When it comes to reproducing colour, the W829 puts in a fine performance, and this combined with its excellent handling of contrast makes for really engaging and classy looking pictures. If I was to nit pick I'd say it maybe lacks some punch on reds, but you can only really tell this by watching it back to back with a good plasma. So all in all, this is a very impressive 2D performer, especially for a 50-inch set costing under a grand.
Unlike last year's W8 model, Sony has opted for active 3D on this set. There are two of the chunkier, powered glasses included with the TV. They're a bit on the heavy side though, and not hugely comfortable to wear.
This TV isn't a great 3D performer anyway.
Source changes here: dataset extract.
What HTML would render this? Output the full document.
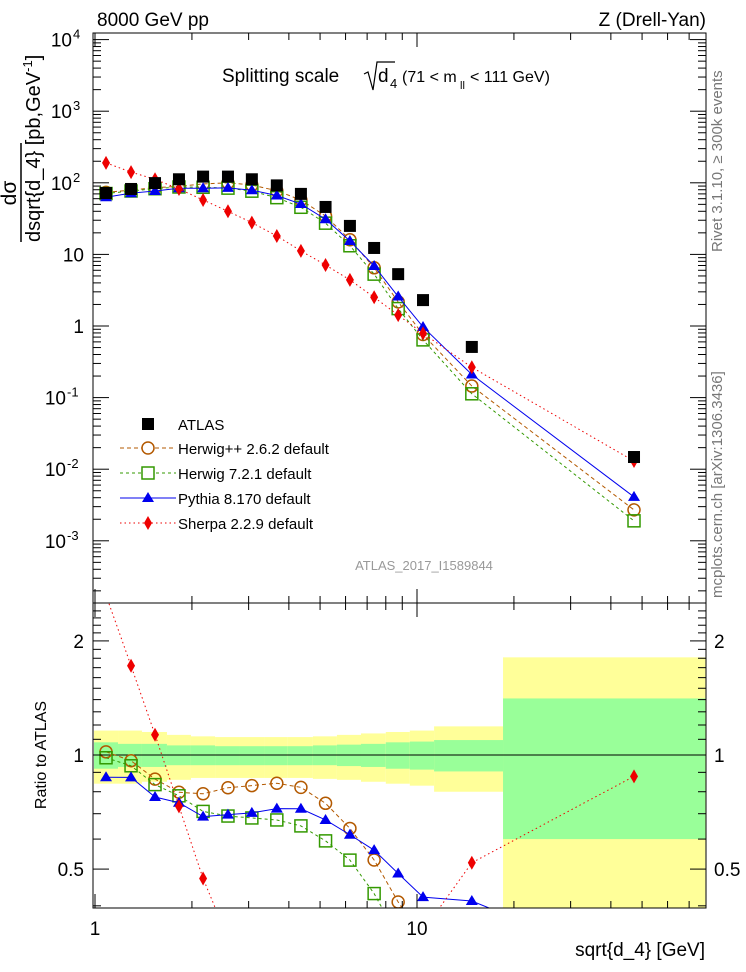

In most of the preset picture modes there's quite a bit of crosstalk to be seen, with only the Cinema mode managing to cut down on this significantly -- although it doesn't get rid of it entirely. This model's 3D pictures lack oomph in the brightness department too, being noticeably darker than many other LED 3D active sets I've reviewed.
Also, the resolution in 3D seems to be somewhat lower than Full HD. For example, in the opening shot in "Hugo" as the camera moves in towards the Railway Station, the grid of glass windows at the top of the station doesn't look as cleanly defined as it should. In fact, there were quite a few times where I noticed that its 3D pictures looked softer than most other active 3D sets I've used. Overall, it's not a great choice if you're one of the few people who still care about 3D in the home.
In terms of raw 2D picture quality, the 50W829 is a very impressive TV. It delivers rich, contrast-y and colourful images and doesn't suffer as badly from blotchiness in the backlighting as most other LED TVs, especially at this price. What's more, its image-processing chops are excellent. Sadly its lacklustre smart TV system and mediocre sound quality hold it back from achieving an even higher score.